Where the cost of acquiring an easement right exceeds 75 percent of the current fair market value of the property.
(l) Industrial installations—
(1) Definitions.
Industrial facilities as used herein are defined as plants, buildings, utilities, improvements, and additions and appurtenances thereto used for military production and related purposes, including testing and development. Nonseverable industrial facilities as used herein are defined as industrial facilities located on other than Government-owned land, and which, after erection or installation, cannot be removed without substantial loss of value or damage thereto, or to the premises where installed.
(2) Policy.
Industrial facilities will be located on land owned by the Government or in which the Government has a permanent, disposable interest. Nonseverable industrial facilities will be located on land in which the Government has a disposable interest equal in term to the estimated useful life of the facilities, unless the Head of a Procuring Activity, with consideration to any nonrecoverable costs involved, determines that such location is not feasible. If the Head of a Procuring Activity makes this determination, he may authorize the location of such facilities on other land, provided:
(i)
The estimated useful life of the facilities will not extend beyond the contract under which the facilities are installed or the completion of the work for which the facilities are provided; or
(ii)
The contractor agrees to purchase the facilities upon the end of the facilities contract at the acquisition cost of the facilities, less depreciation; or
(iv)
If location on land in which the Government does not have a disposable interest, as above set out, is authorized under paragraphs (l)(2)(i), (ii), or (iii) of this section, the Government must have the right to abandon the facilities in place, with no obligation to restore or rehabilitate the facilities or the premises on which they are located.

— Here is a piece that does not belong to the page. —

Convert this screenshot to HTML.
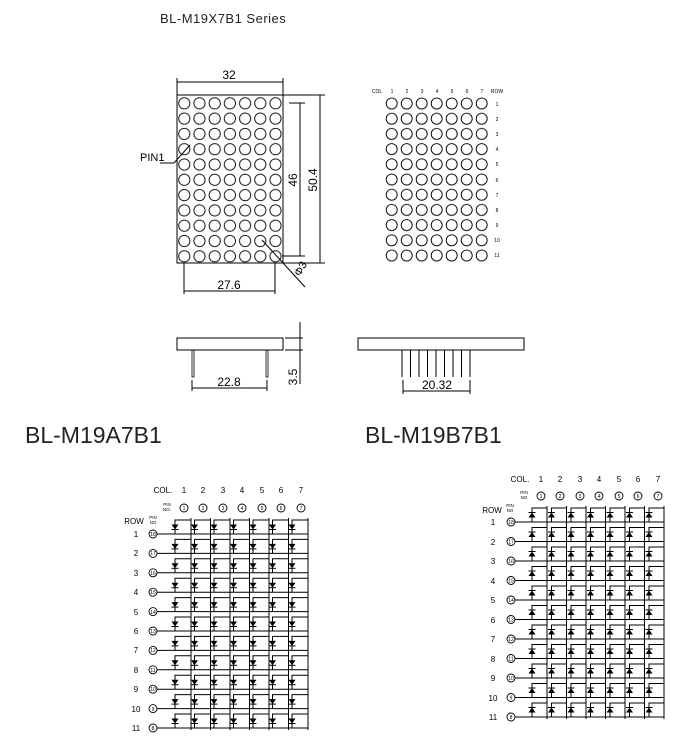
<!DOCTYPE html>
<html><head><meta charset="utf-8"><style>
html,body{margin:0;padding:0;background:#fff;}
svg{display:block;font-family:"Liberation Sans",sans-serif;}
</style></head><body>
<svg width="700" height="739" viewBox="0 0 700 739" xmlns="http://www.w3.org/2000/svg" xmlns:xlink="http://www.w3.org/1999/xlink">
<defs>
<pattern id="cA" x="183" y="103.3" width="15.2" height="15.3" patternUnits="userSpaceOnUse">
<circle cx="1.3" cy="0" r="5.6" fill="none" stroke="#000" stroke-width="0.9"/>
<circle cx="1.3" cy="15.3" r="5.6" fill="none" stroke="#000" stroke-width="0.9"/>
<circle cx="16.5" cy="0" r="5.6" fill="none" stroke="#000" stroke-width="0.9"/>
<circle cx="16.5" cy="15.3" r="5.6" fill="none" stroke="#000" stroke-width="0.9"/>
</pattern>
<pattern id="cB" x="384" y="96" width="15" height="15.2" patternUnits="userSpaceOnUse">
<circle cx="7.7" cy="7.5" r="5.5" fill="none" stroke="#000" stroke-width="0.9"/>
</pattern>
<g id="dA">
<path d="M-16,0 V-14 H0" fill="none" stroke="#000" stroke-width="1"/>
<line x1="-19.5" y1="-4.5" x2="-12.5" y2="-4.5" stroke="#000" stroke-width="1"/>
<polygon points="-19.5,-9.5 -12.5,-9.5 -16,-4.5" fill="#000"/>
</g>
<g id="dB">
<path d="M-15,0 V-14 H0" fill="none" stroke="#000" stroke-width="1"/>
<line x1="-18.5" y1="-9.5" x2="-11.5" y2="-9.5" stroke="#000" stroke-width="1"/>
<polygon points="-18.5,-4.5 -11.5,-4.5 -15,-9.5" fill="#000"/>
</g>
<g id="rowA">
<use xlink:href="#dA" x="191" y="0"/><use xlink:href="#dA" x="210.5" y="0"/><use xlink:href="#dA" x="230" y="0"/><use xlink:href="#dA" x="249.5" y="0"/><use xlink:href="#dA" x="269" y="0"/><use xlink:href="#dA" x="288.5" y="0"/><use xlink:href="#dA" x="308" y="0"/>
<line x1="157" y1="0" x2="308" y2="0" stroke="#000" stroke-width="1"/>
</g>
<g id="rowB">
<use xlink:href="#dB" x="547" y="0"/><use xlink:href="#dB" x="566.5" y="0"/><use xlink:href="#dB" x="586" y="0"/><use xlink:href="#dB" x="605.5" y="0"/><use xlink:href="#dB" x="625" y="0"/><use xlink:href="#dB" x="644.5" y="0"/><use xlink:href="#dB" x="664" y="0"/>
<line x1="515" y1="0" x2="664" y2="0" stroke="#000" stroke-width="1"/>
</g>
</defs>

<text x="160" y="23" font-size="13" fill="#222" letter-spacing="0.5">BL-M19X7B1 Series</text>

<!-- Left front view -->
<g stroke="#000" fill="none" stroke-width="1">
<rect x="177" y="95" width="106" height="168"/>
<line x1="177" y1="82" x2="283" y2="82"/>
<line x1="177" y1="78" x2="177" y2="95"/><line x1="283" y1="78" x2="283" y2="95"/>
<line x1="289" y1="103" x2="305" y2="103"/><line x1="282" y1="256" x2="305" y2="256"/>
<line x1="300" y1="103" x2="300" y2="256"/>
<line x1="283" y1="95" x2="325" y2="95"/><line x1="283" y1="263" x2="325" y2="263"/>
<line x1="320" y1="95" x2="320" y2="263"/>
<line x1="184" y1="263" x2="184" y2="294"/><line x1="275" y1="263" x2="275" y2="294"/>
<line x1="184" y1="291" x2="275" y2="291"/>
<line x1="160" y1="163" x2="174" y2="163"/><line x1="174" y1="163" x2="190" y2="145"/>
<line x1="262" y1="240" x2="305" y2="287"/>
</g>
<rect x="177.5" y="95.5" width="105" height="167" fill="url(#cA)"/>
<text x="229" y="79" font-size="12" text-anchor="middle">32</text>
<text x="140" y="161" font-size="11">PIN1</text>
<text x="229" y="289" font-size="12" text-anchor="middle">27.6</text>
<text transform="translate(297,180) rotate(-90)" font-size="12" text-anchor="middle">46</text>
<text transform="translate(317,180) rotate(-90)" font-size="12" text-anchor="middle">50.4</text>
<text transform="translate(300,277) rotate(-60)" font-size="11">Φ3</text>

<!-- Right pin view -->
<rect x="384" y="96" width="105" height="167.2" fill="url(#cB)"/>
<g font-size="5" text-anchor="middle">
<text x="377" y="93">COL</text>
<text x="392" y="93">1</text><text x="407" y="93">2</text><text x="422" y="93">3</text><text x="437" y="93">4</text><text x="452" y="93">5</text><text x="467" y="93">6</text><text x="482" y="93">7</text><text x="497" y="93">ROW</text>
<text x="497" y="106">1</text><text x="497" y="121">2</text><text x="497" y="136">3</text><text x="497" y="151">4</text><text x="497" y="166">5</text><text x="497" y="182">6</text><text x="497" y="197">7</text><text x="497" y="212">8</text><text x="497" y="227">9</text><text x="497" y="242">10</text><text x="497" y="257">11</text>
</g>

<!-- Side views -->
<g stroke="#000" fill="none" stroke-width="1">
<rect x="177" y="338" width="106" height="12"/>
<rect x="192" y="350" width="2" height="27" stroke-width="0.8"/>
<rect x="266" y="350" width="2" height="27" stroke-width="0.8"/>
<line x1="192" y1="380" x2="192" y2="391"/><line x1="267" y1="380" x2="267" y2="391"/>
<line x1="192" y1="388" x2="267" y2="388"/>
<line x1="300" y1="322" x2="300" y2="384"/>
<line x1="285" y1="338" x2="303" y2="338"/><line x1="285" y1="350" x2="303" y2="350"/>
<rect x="358" y="338" width="166" height="12"/>
<line x1="402" y1="350" x2="402" y2="377"/><line x1="410.5" y1="350" x2="410.5" y2="377"/><line x1="419" y1="350" x2="419" y2="377"/><line x1="427.5" y1="350" x2="427.5" y2="377"/><line x1="436" y1="350" x2="436" y2="377"/><line x1="444.5" y1="350" x2="444.5" y2="377"/><line x1="453" y1="350" x2="453" y2="377"/><line x1="461.5" y1="350" x2="461.5" y2="377"/><line x1="470" y1="350" x2="470" y2="377"/>
<line x1="403" y1="380" x2="403" y2="394"/><line x1="470" y1="380" x2="470" y2="394"/>
<line x1="403" y1="391" x2="470" y2="391"/>
</g>
<text x="229" y="386" font-size="12" text-anchor="middle">22.8</text>
<text x="437" y="389" font-size="12" text-anchor="middle">20.32</text>
<text transform="translate(297,377) rotate(-90)" font-size="12" text-anchor="middle">3.5</text>

<text x="25" y="443" font-size="23" fill="#222">BL-M19A7B1</text>
<text x="365" y="443" font-size="23" fill="#222">BL-M19B7B1</text>

<!-- Schematic A -->
<g stroke="#000" stroke-width="1">
<line x1="191" y1="518" x2="191" y2="730"/><line x1="210.5" y1="518" x2="210.5" y2="730"/><line x1="230" y1="518" x2="230" y2="730"/><line x1="249.5" y1="518" x2="249.5" y2="730"/><line x1="269" y1="518" x2="269" y2="730"/><line x1="288.5" y1="518" x2="288.5" y2="730"/><line x1="308" y1="518" x2="308" y2="730"/>
</g>
<use xlink:href="#rowA" y="534"/><use xlink:href="#rowA" y="553.4"/><use xlink:href="#rowA" y="572.8"/><use xlink:href="#rowA" y="592.2"/><use xlink:href="#rowA" y="611.6"/><use xlink:href="#rowA" y="631"/><use xlink:href="#rowA" y="650.4"/><use xlink:href="#rowA" y="669.8"/><use xlink:href="#rowA" y="689.2"/><use xlink:href="#rowA" y="708.6"/><use xlink:href="#rowA" y="728"/>
<g font-size="8" text-anchor="middle">
<text x="163" y="493">COL.</text>
<text x="184" y="493">1</text><text x="203" y="493">2</text><text x="223" y="493">3</text><text x="242" y="493">4</text><text x="262" y="493">5</text><text x="281" y="493">6</text><text x="301" y="493">7</text>
<text x="134" y="524">ROW</text>
<text x="136" y="537">1</text><text x="136" y="556">2</text><text x="136" y="576">3</text><text x="136" y="595">4</text><text x="136" y="615">5</text><text x="136" y="634">6</text><text x="136" y="653">7</text><text x="136" y="673">8</text><text x="136" y="692">9</text><text x="136" y="712">10</text><text x="136" y="731">11</text>
</g>
<g font-size="4.5" text-anchor="middle"><text x="167" y="506">PIN</text><text x="167" y="511">NO.</text><text x="153" y="519">PIN</text><text x="153" y="524">NO</text></g>
<g stroke="#000" fill="#fff" stroke-width="0.9">
<circle cx="184" cy="508" r="4"/><circle cx="203" cy="508" r="4"/><circle cx="223" cy="508" r="4"/><circle cx="242" cy="508" r="4"/><circle cx="262" cy="508" r="4"/><circle cx="281" cy="508" r="4"/><circle cx="301" cy="508" r="4"/>
<circle cx="153" cy="534" r="4"/><circle cx="153" cy="553.4" r="4"/><circle cx="153" cy="572.8" r="4"/><circle cx="153" cy="592.2" r="4"/><circle cx="153" cy="611.6" r="4"/><circle cx="153" cy="631" r="4"/><circle cx="153" cy="650.4" r="4"/><circle cx="153" cy="669.8" r="4"/><circle cx="153" cy="689.2" r="4"/><circle cx="153" cy="708.6" r="4"/><circle cx="153" cy="728" r="4"/>
</g>
<g font-size="5" text-anchor="middle">
<text x="184" y="510">1</text><text x="203" y="510">2</text><text x="223" y="510">3</text><text x="242" y="510">4</text><text x="262" y="510">5</text><text x="281" y="510">6</text><text x="301" y="510">7</text>
<text x="153" y="536">18</text><text x="153" y="555">17</text><text x="153" y="575">16</text><text x="153" y="594">15</text><text x="153" y="614">14</text><text x="153" y="633">13</text><text x="153" y="652">12</text><text x="153" y="672">11</text><text x="153" y="691">10</text><text x="153" y="711">9</text><text x="153" y="730">8</text>
</g>

<!-- Schematic B -->
<g stroke="#000" stroke-width="1">
<line x1="547" y1="506" x2="547" y2="719"/><line x1="566.5" y1="506" x2="566.5" y2="719"/><line x1="586" y1="506" x2="586" y2="719"/><line x1="605.5" y1="506" x2="605.5" y2="719"/><line x1="625" y1="506" x2="625" y2="719"/><line x1="644.5" y1="506" x2="644.5" y2="719"/><line x1="664" y1="506" x2="664" y2="719"/>
</g>
<use xlink:href="#rowB" y="522"/><use xlink:href="#rowB" y="541.5"/><use xlink:href="#rowB" y="561"/><use xlink:href="#rowB" y="580.5"/><use xlink:href="#rowB" y="600"/><use xlink:href="#rowB" y="619.5"/><use xlink:href="#rowB" y="639"/><use xlink:href="#rowB" y="658.5"/><use xlink:href="#rowB" y="678"/><use xlink:href="#rowB" y="697.5"/><use xlink:href="#rowB" y="717"/>
<g font-size="8" text-anchor="middle">
<text x="520" y="482">COL.</text>
<text x="541" y="482">1</text><text x="560" y="482">2</text><text x="580" y="482">3</text><text x="599" y="482">4</text><text x="619" y="482">5</text><text x="638" y="482">6</text><text x="658" y="482">7</text>
<text x="492" y="513">ROW</text>
<text x="493" y="525">1</text><text x="493" y="545">2</text><text x="493" y="564">3</text><text x="493" y="584">4</text><text x="493" y="603">5</text><text x="493" y="623">6</text><text x="493" y="642">7</text><text x="493" y="662">8</text><text x="493" y="681">9</text><text x="493" y="701">10</text><text x="493" y="720">11</text>
</g>
<g font-size="4.5" text-anchor="middle"><text x="524" y="494">PIN</text><text x="524" y="499">NO</text><text x="510" y="507">PIN</text><text x="510" y="512">NO</text></g>
<g stroke="#000" fill="#fff" stroke-width="0.9">
<circle cx="541" cy="496" r="4"/><circle cx="560" cy="496" r="4"/><circle cx="580" cy="496" r="4"/><circle cx="599" cy="496" r="4"/><circle cx="619" cy="496" r="4"/><circle cx="638" cy="496" r="4"/><circle cx="658" cy="496" r="4"/>
<circle cx="511" cy="522" r="4"/><circle cx="511" cy="541.5" r="4"/><circle cx="511" cy="561" r="4"/><circle cx="511" cy="580.5" r="4"/><circle cx="511" cy="600" r="4"/><circle cx="511" cy="619.5" r="4"/><circle cx="511" cy="639" r="4"/><circle cx="511" cy="658.5" r="4"/><circle cx="511" cy="678" r="4"/><circle cx="511" cy="697.5" r="4"/><circle cx="511" cy="717" r="4"/>
</g>
<g font-size="5" text-anchor="middle">
<text x="541" y="498">1</text><text x="560" y="498">2</text><text x="580" y="498">3</text><text x="599" y="498">4</text><text x="619" y="498">5</text><text x="638" y="498">6</text><text x="658" y="498">7</text>
<text x="511" y="524">18</text><text x="511" y="543.5">17</text><text x="511" y="563">16</text><text x="511" y="582.5">15</text><text x="511" y="602">14</text><text x="511" y="621.5">13</text><text x="511" y="641">12</text><text x="511" y="660.5">11</text><text x="511" y="680">10</text><text x="511" y="699.5">9</text><text x="511" y="719">8</text>
</g>
</svg>
</body></html>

(m) Commercial and industrial type facilities—
(1) Policy.
Privately owned or Government-owned and privately operated commercial and industrial type facilities will be used to the greatest extent practicable, recognizing the basic military necessity for integrated, self-sustaining units responsible to command and the necessity for operating anywhere in the world. It is the policy of the Department of the Army not to engage in the operation of industrial or commercial type facilities unless it can be demonstrated that it is necessary for the Government itself to perform the required work or service.
(2) Definition.
Commercial and industrial type facilities are defined as those devoted to an activity which normally might be performed by private industry (except commissaries, post exchanges, and nonappropriated fund activities) including, but not limited to, warehouses, motor repair shops, bakeries, laundries, and drycleaning facilities.
(n) Department of Defense policy relative to liaison with Governor of Commonwealth of Puerto Rico.
By letter dated August 19, 1953, the Secretary of Defense informed the Governor of the Commonwealth of Puerto Rico that the Department of Defense would establish liaison with the Governor to coordinate all military requirements for land acquisition in Puerto Rico. By memorandum dated August 19, 1953, the Secretary of Defense instructed that such liaison would be established under the direction of the Department of the Army, in coordination with the other interested services. On September 8, 1953, the Department of the Army requested the Commander in Chief, Caribbean Command, to establish such liaison. Liaison is being maintained locally between the Commandant of the Caribbean Sea Frontier and the Chairman of the Puerto Rico Planning Board. The liason applies to the proposed acquisition of title or any interest in land which is other than (Federal) Government-owned land. In all cases, liaison action will be initiated during the advance planning or site selection stages. The purpose is to give Puerto Rican officials advance notice of military real property requirements and to give them an opportunity to suggest suitable alternatives in an effort to improve public relations with Puerto Rican officials, landowners, and the general public.